* TASK TO COMPLETE *
In the listing below, find the line holding "Write a LaTeX" and the line holding "minimum width=205pt, minimum". Write out those two lines and all lines between, exactly, and nothing more.

* GIVEN RECORDS *

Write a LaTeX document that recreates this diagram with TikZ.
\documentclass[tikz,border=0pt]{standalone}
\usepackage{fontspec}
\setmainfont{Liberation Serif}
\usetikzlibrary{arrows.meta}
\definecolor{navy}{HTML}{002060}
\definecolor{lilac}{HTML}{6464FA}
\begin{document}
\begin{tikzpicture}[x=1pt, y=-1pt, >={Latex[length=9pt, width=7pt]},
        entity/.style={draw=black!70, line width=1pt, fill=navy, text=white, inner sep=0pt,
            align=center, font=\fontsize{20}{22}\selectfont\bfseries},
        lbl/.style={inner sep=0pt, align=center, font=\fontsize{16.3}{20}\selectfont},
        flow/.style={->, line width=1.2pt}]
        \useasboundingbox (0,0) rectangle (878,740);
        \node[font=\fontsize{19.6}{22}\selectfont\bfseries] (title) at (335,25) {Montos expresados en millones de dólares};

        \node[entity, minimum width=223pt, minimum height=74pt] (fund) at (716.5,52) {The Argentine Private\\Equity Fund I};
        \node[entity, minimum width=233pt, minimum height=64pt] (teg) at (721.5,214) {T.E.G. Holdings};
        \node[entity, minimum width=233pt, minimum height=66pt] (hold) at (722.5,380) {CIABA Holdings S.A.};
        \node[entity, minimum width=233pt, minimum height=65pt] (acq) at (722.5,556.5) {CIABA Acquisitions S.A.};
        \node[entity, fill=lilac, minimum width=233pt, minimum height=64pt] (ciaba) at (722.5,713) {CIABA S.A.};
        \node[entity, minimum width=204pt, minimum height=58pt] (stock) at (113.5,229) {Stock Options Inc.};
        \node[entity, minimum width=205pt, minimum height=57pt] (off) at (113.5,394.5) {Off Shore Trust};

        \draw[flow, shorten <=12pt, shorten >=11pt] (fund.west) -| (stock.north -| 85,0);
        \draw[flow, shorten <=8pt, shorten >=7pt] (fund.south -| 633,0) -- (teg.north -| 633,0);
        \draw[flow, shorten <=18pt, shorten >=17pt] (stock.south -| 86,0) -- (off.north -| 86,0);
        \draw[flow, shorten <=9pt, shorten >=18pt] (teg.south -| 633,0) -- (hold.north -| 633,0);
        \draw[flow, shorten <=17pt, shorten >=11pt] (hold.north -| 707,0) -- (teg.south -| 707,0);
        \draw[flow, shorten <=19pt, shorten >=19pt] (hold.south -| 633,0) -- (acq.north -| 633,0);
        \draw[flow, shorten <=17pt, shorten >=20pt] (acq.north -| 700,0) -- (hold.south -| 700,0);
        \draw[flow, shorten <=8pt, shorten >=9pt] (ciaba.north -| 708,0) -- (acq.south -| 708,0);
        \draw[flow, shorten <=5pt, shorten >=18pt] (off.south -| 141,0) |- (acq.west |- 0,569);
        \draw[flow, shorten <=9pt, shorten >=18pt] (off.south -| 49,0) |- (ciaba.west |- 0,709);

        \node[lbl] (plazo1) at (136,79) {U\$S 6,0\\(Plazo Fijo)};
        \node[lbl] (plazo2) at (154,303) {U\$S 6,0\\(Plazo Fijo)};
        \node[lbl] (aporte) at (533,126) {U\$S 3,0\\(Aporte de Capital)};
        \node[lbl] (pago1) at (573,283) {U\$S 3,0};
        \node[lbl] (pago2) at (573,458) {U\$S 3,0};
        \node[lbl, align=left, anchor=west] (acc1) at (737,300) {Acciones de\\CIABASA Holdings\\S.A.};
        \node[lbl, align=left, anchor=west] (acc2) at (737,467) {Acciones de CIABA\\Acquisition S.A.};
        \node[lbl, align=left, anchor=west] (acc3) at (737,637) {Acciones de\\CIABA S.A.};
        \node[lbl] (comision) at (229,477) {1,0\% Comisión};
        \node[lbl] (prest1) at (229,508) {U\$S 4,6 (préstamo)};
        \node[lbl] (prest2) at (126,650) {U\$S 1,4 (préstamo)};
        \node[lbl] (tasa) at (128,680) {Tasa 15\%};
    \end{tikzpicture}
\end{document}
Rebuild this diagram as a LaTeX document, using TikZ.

* * *

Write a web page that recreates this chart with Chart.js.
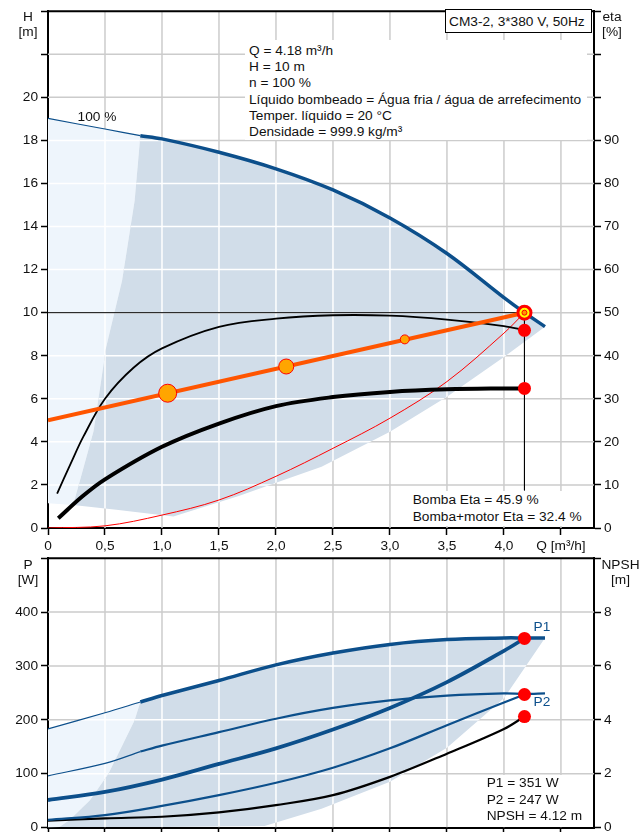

* EXERCISE ANSWER *
Write a LaTeX document that recreates this diagram with TikZ.
\documentclass[tikz,border=0pt]{standalone}
\usepackage{fontspec}
\setmainfont{Liberation Serif}
\usetikzlibrary{arrows.meta}
\definecolor{navy}{HTML}{002060}
\definecolor{lilac}{HTML}{6464FA}
\begin{document}
\begin{tikzpicture}[x=1pt, y=-1pt, >={Latex[length=9pt, width=7pt]},
        entity/.style={draw=black!70, line width=1pt, fill=navy, text=white, inner sep=0pt,
            align=center, font=\fontsize{20}{22}\selectfont\bfseries},
        lbl/.style={inner sep=0pt, align=center, font=\fontsize{16.3}{20}\selectfont},
        flow/.style={->, line width=1.2pt}]
        \useasboundingbox (0,0) rectangle (878,740);
        \node[font=\fontsize{19.6}{22}\selectfont\bfseries] (title) at (335,25) {Montos expresados en millones de dólares};

        \node[entity, minimum width=223pt, minimum height=74pt] (fund) at (716.5,52) {The Argentine Private\\Equity Fund I};
        \node[entity, minimum width=233pt, minimum height=64pt] (teg) at (721.5,214) {T.E.G. Holdings};
        \node[entity, minimum width=233pt, minimum height=66pt] (hold) at (722.5,380) {CIABA Holdings S.A.};
        \node[entity, minimum width=233pt, minimum height=65pt] (acq) at (722.5,556.5) {CIABA Acquisitions S.A.};
        \node[entity, fill=lilac, minimum width=233pt, minimum height=64pt] (ciaba) at (722.5,713) {CIABA S.A.};
        \node[entity, minimum width=204pt, minimum height=58pt] (stock) at (113.5,229) {Stock Options Inc.};
        \node[entity, minimum width=205pt, minimum height=57pt] (off) at (113.5,394.5) {Off Shore Trust};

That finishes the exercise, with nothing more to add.